Background: C hlamydia spp. are obligate, intracellular bacteria that infect humans and animals. Research on these important pathogens has been hindered due to a paucity of genetic tools. We recently adapted a group II intron (GII) mutagenesis platform for creation of ampicillin-selectable gene insertions in C. trachomatis L2. The aims of this study were: (1) to assess the stability of the intron-insertion in an in vivo infection model to gauge the efficacy of this genetic tool for long term animal studies and (2) to expand upon the utility of the method by validating a second selection marker (aadA, conferring spectinomycin resistance) for mutant construction.
Results: Intron stability was assessed using a mouse vaginal tract infection model with a C. trachomatis L2 434/Bu incA::GII(bla) mutant. Infections were performed in the absence of selection and isolates shed into the vaginal tract were isolated and expanded in cell culture (also without selection). PCR and inclusion phenotype analysis indicated that the intron was stable for at least 27 days post-infection (at which point bacteria were no longer recovered from the mouse). The aminoglycoside 3' adenyltransferase (aadA) gene was used to create a spectinomycin-selectable GII intron, facilitating the construction of an incA::GII[aadA] C. trachomatis L2 insertion mutant. Both the GII(aadA) intron and our previously reported GII(bla) intron were then used to create an incA::GII(aadA), rsbV1::GII(bla) double mutant.

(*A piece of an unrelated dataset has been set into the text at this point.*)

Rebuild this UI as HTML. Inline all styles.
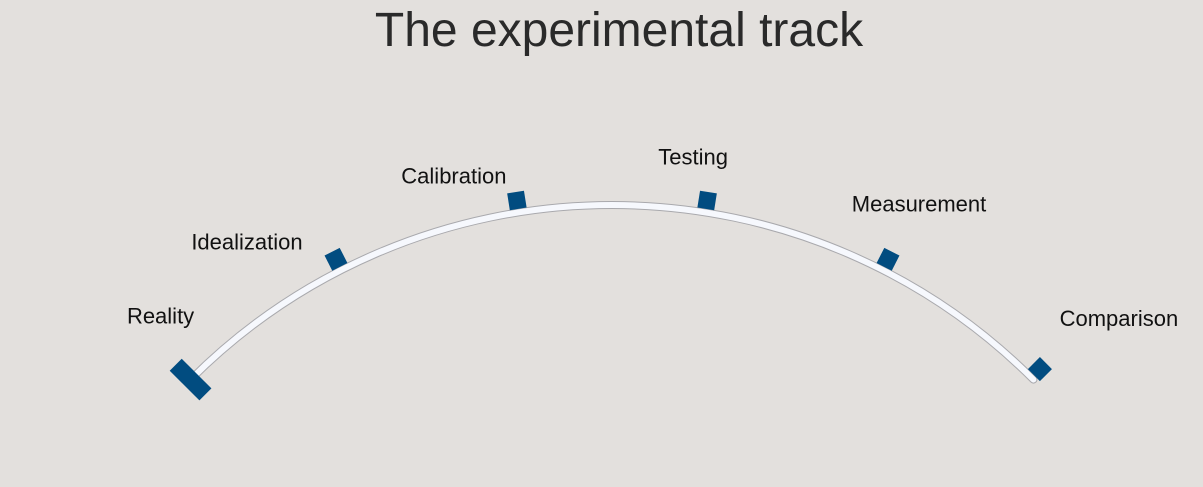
<!DOCTYPE html>
<html><head><meta charset="utf-8"><style>
html,body{margin:0;padding:0;background:#e3e0dd;}
svg{display:block;font-family:"Liberation Sans",sans-serif;}
</style></head><body>
<svg id="chart" width="1203" height="487" viewBox="0 0 1203 487">
<rect width="1203" height="487" fill="#e3e0dd"/>
<text x="619" y="46" text-anchor="middle" font-size="48" fill="#2a2a2a">The experimental track</text>
<g id="track"></g>
<g id="marks"></g>
<g id="labels"></g>
</svg>
<script>
const stages = ["Reality","Idealization","Calibration","Testing","Measurement","Comparison"];
const progress = [0, 0.2, 0.4, 0.6, 0.8, 1.0];
const NS = "http://www.w3.org/2000/svg";
const cx = 612, cy = 801, R = 596, a0 = -45, a1 = 45;
function ang(v){ return (a0 + (a1 - a0) * v) * Math.PI / 180; }
function pt(v, r){ const a = ang(v); return [cx + r * Math.sin(a), cy - r * Math.cos(a)]; }
const labelOff = [[-30,-64],[-89,-18],[-63,-25],[-14,-44],[31,-56],[79,-51]];

const track = document.getElementById('track');
const p0 = pt(0, R), p1 = pt(1, R);
const d = `M${p0[0]},${p0[1]} A${R},${R} 0 0 1 ${p1[0]},${p1[1]}`;
const outer = document.createElementNS(NS, 'path');
outer.setAttribute('d', d); outer.setAttribute('fill', 'none'); outer.setAttribute('stroke', '#a9a9ad'); outer.setAttribute('stroke-width', '8'); outer.setAttribute('stroke-linecap', 'round');


track.appendChild(outer);
const inner = document.createElementNS(NS, 'path');
inner.setAttribute('d', d); inner.setAttribute('fill', 'none'); inner.setAttribute('stroke', '#f6f8fd'); inner.setAttribute('stroke-width', '6'); inner.setAttribute('stroke-linecap', 'round');


track.appendChild(inner);

const marks = document.getElementById('marks');
const labels = document.getElementById('labels');
stages.forEach((s, i) => {
  const v = progress[i];
  const deg = a0 + (a1 - a0) * v;
  const r = document.createElementNS(NS, 'rect');
  let c;
  if (i === 0) {
    c = pt(v, R);
    r.setAttribute('x', -8.5); r.setAttribute('y', -21); r.setAttribute('width', 17); r.setAttribute('height', 42);
  } else {
    c = pt(v, 608);
    if (i === stages.length - 1) { c = [c[0] - 2, c[1] - 2]; }
    r.setAttribute('x', -8.5); r.setAttribute('y', -8.5); r.setAttribute('width', 17); r.setAttribute('height', 17);
  }
  r.setAttribute('transform', `translate(${c[0]},${c[1]}) rotate(${deg})`);
  r.setAttribute('fill', '#014c80');
  
  
  marks.appendChild(r);
  const t = document.createElementNS(NS, 'text');
  t.setAttribute('x', c[0] + labelOff[i][0]);
  t.setAttribute('y', c[1] + labelOff[i][1] + 8);
  t.setAttribute('text-anchor', 'middle');
  t.setAttribute('font-size', '22');
  t.setAttribute('fill', '#111');
  t.textContent = s;
  
  
  labels.appendChild(t);
});
</script>
</body></html>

Mutants were confirmed via PCR, sequencing, inclusion morphology (incA only), and western blot.
Conclusions: The stability of the intron-insertion during in vivo growth indicates that the GII-insertion mutants can be used to study pathogenesis using the well-established mouse infection model. In addition, the validation of an additional marker for mutagenesis in Chlamydia allows for gene complementation approaches and construction of targeted, double mutants in Chlamydia. The aadA marker also could be useful for other genetic methods. Collectively, our results expand upon the rapidly growing chlamydial genetic toolkit and will aid in the implementation of studies dissecting the contribution of individual genes to infection.